Given exercise: In this exercise, print only the lines of the records below from the one with "Clone this chart in matplotlib." through the one with "limit_v = [40, 40, 43.5, 43.5, 46, 46, 54, 54]", inclusive. Pictures are not part of the copy.

^^^^^^^^^^^^^^^^

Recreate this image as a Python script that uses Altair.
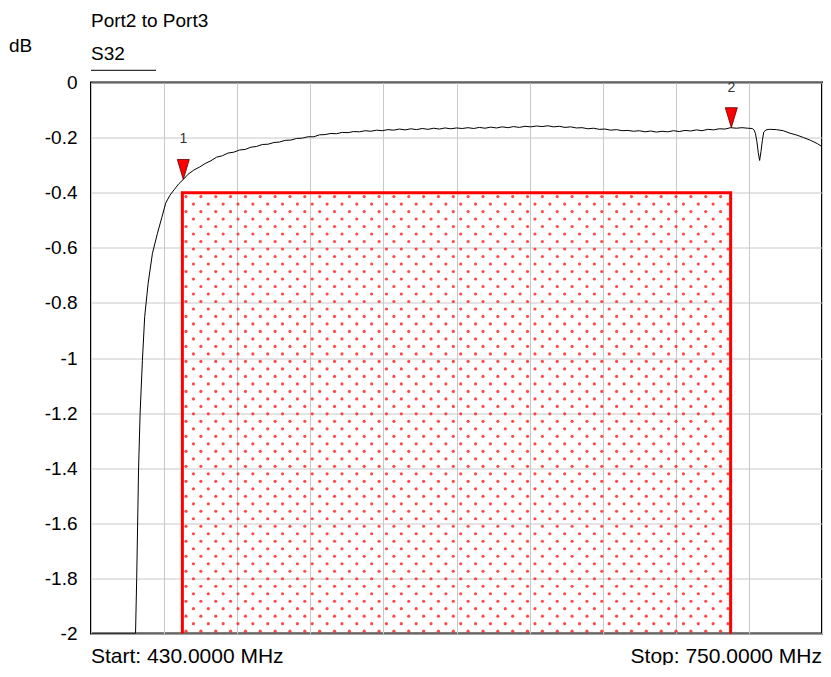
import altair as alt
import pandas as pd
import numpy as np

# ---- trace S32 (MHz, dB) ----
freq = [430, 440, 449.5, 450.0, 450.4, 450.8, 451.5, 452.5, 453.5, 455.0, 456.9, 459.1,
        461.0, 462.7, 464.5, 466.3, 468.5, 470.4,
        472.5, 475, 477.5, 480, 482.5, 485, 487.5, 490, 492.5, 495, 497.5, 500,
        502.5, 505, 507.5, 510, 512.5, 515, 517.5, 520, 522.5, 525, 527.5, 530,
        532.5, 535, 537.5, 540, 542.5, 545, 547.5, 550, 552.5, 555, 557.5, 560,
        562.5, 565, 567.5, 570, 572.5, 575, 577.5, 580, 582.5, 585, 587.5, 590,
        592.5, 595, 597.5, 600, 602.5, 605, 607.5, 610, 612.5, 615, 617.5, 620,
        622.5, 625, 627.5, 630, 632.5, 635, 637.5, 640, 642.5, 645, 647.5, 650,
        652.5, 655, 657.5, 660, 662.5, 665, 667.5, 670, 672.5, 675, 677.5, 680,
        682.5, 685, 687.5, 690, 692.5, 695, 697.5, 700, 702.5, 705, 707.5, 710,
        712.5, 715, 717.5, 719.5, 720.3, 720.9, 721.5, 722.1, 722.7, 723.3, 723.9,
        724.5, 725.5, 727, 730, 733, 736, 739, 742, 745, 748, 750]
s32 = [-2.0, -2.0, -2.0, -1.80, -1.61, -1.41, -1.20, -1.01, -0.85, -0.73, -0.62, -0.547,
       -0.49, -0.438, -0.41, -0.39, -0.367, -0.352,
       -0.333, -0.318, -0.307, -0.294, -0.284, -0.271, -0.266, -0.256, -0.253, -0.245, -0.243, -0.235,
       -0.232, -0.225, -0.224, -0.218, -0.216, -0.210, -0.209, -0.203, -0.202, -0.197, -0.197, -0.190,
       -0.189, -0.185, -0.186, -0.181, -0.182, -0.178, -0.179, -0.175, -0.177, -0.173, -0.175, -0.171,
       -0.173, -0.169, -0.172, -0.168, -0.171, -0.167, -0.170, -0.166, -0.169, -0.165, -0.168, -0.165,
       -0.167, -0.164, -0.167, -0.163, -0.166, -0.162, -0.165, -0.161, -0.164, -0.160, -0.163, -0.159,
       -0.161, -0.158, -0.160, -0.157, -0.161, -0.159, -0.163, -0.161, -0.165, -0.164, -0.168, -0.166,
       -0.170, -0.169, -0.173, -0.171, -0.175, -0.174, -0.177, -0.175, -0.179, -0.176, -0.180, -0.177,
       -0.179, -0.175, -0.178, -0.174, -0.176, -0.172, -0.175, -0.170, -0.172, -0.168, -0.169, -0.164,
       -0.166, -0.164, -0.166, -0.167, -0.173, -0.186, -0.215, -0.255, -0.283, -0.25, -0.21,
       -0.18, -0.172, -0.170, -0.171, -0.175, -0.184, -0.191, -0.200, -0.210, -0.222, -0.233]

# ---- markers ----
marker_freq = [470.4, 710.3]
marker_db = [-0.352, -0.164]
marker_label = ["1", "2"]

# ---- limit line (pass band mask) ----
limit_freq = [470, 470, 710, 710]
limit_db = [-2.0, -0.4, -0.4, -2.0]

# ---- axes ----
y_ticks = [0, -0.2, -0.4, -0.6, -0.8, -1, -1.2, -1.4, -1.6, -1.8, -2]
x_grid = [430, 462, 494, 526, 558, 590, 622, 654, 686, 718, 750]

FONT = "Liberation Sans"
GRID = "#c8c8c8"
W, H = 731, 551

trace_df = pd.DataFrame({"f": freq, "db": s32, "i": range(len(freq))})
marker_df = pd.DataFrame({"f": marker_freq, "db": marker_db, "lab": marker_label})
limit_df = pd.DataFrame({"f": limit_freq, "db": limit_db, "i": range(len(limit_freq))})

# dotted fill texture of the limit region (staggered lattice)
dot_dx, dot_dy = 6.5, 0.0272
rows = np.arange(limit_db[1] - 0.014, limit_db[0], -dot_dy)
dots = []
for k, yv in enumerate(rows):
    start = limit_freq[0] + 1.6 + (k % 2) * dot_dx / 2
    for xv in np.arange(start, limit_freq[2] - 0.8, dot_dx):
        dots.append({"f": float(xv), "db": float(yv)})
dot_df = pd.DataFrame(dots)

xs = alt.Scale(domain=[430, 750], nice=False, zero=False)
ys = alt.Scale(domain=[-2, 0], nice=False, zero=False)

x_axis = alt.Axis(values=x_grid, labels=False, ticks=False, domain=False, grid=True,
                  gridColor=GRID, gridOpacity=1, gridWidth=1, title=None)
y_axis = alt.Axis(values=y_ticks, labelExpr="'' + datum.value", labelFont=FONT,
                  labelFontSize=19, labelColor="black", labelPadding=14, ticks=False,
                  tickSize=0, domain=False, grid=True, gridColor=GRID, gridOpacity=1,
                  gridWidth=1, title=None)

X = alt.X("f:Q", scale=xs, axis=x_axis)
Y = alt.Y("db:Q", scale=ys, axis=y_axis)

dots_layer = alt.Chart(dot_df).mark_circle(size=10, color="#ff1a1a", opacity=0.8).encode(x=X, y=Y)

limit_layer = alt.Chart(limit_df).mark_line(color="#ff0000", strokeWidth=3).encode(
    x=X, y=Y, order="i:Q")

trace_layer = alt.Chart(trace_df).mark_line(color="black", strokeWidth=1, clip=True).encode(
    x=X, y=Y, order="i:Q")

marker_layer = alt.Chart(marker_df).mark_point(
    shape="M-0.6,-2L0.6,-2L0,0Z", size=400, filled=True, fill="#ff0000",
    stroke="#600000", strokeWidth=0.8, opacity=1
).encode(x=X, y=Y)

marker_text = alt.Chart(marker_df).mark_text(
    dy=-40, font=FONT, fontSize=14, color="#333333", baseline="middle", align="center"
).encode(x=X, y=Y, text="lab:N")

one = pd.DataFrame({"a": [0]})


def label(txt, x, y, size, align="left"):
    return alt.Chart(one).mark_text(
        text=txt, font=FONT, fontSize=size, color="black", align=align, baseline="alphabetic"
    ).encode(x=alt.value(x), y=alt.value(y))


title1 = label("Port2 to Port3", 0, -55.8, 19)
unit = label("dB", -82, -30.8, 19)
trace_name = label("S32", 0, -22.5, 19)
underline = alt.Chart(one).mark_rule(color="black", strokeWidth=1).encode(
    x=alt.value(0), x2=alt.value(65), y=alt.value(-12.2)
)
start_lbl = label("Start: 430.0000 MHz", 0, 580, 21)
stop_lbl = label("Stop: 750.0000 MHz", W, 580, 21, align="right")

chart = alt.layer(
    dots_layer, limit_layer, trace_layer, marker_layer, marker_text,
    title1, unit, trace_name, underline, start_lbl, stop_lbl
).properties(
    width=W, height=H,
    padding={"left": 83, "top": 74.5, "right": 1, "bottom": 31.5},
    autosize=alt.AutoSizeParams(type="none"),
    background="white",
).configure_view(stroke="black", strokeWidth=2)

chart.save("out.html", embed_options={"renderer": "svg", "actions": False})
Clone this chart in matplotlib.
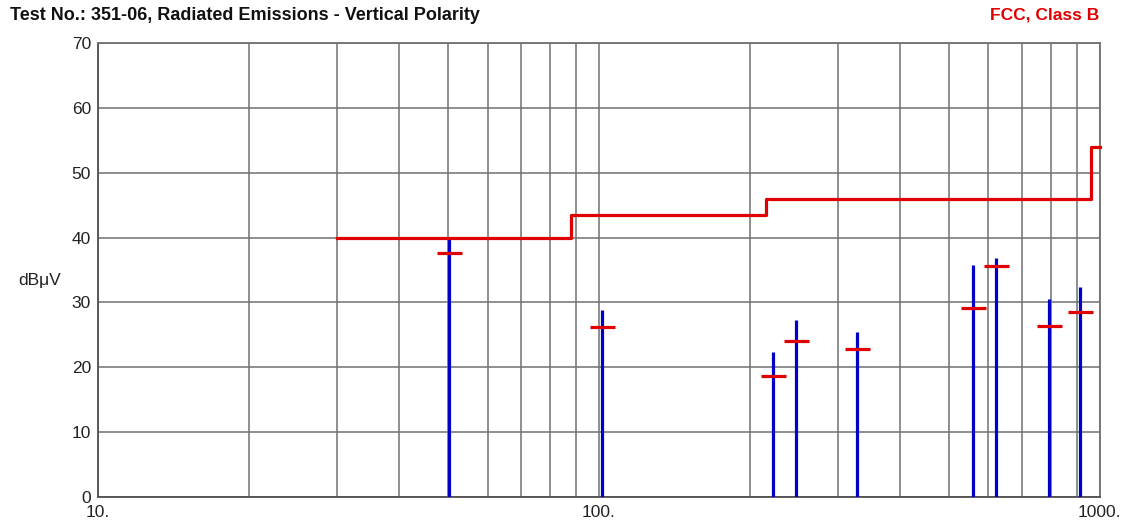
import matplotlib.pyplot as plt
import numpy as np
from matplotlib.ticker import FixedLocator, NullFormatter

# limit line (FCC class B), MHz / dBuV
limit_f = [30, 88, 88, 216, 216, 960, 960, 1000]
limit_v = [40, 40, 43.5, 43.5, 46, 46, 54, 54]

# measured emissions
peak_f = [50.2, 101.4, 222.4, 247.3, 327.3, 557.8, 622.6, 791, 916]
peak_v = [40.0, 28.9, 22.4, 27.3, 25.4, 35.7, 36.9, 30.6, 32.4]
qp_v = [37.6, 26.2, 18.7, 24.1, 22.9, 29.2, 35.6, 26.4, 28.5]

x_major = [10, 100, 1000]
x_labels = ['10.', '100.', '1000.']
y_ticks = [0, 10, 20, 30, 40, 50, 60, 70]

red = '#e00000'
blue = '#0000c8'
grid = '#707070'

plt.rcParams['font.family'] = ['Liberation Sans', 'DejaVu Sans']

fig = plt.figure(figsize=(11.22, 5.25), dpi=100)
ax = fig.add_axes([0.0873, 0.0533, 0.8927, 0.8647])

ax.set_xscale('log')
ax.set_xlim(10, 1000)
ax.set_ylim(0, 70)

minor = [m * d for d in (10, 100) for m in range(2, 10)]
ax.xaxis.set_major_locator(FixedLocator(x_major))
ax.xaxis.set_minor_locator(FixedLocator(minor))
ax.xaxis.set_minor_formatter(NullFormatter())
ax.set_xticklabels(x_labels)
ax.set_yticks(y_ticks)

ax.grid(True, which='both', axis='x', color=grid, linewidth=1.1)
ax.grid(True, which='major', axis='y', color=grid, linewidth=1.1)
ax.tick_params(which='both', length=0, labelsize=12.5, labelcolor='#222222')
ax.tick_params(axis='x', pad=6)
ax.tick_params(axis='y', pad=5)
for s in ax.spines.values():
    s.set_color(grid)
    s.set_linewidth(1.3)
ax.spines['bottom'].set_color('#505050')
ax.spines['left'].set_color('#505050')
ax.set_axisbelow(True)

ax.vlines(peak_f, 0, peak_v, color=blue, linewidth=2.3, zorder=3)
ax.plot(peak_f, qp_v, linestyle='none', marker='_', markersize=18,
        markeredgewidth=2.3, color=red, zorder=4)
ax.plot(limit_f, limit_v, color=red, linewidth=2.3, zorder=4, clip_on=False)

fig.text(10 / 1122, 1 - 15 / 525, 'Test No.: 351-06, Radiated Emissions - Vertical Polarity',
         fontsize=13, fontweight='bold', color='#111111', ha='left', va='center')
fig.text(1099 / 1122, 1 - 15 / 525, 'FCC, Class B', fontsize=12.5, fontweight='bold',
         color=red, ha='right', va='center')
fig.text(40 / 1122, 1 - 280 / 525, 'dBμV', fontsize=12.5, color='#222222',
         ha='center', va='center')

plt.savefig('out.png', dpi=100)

^^^^^^^^^^^^^^^^

Right answer:
Clone this chart in matplotlib.
import matplotlib.pyplot as plt
import numpy as np
from matplotlib.ticker import FixedLocator, NullFormatter

# limit line (FCC class B), MHz / dBuV
limit_f = [30, 88, 88, 216, 216, 960, 960, 1000]
limit_v = [40, 40, 43.5, 43.5, 46, 46, 54, 54]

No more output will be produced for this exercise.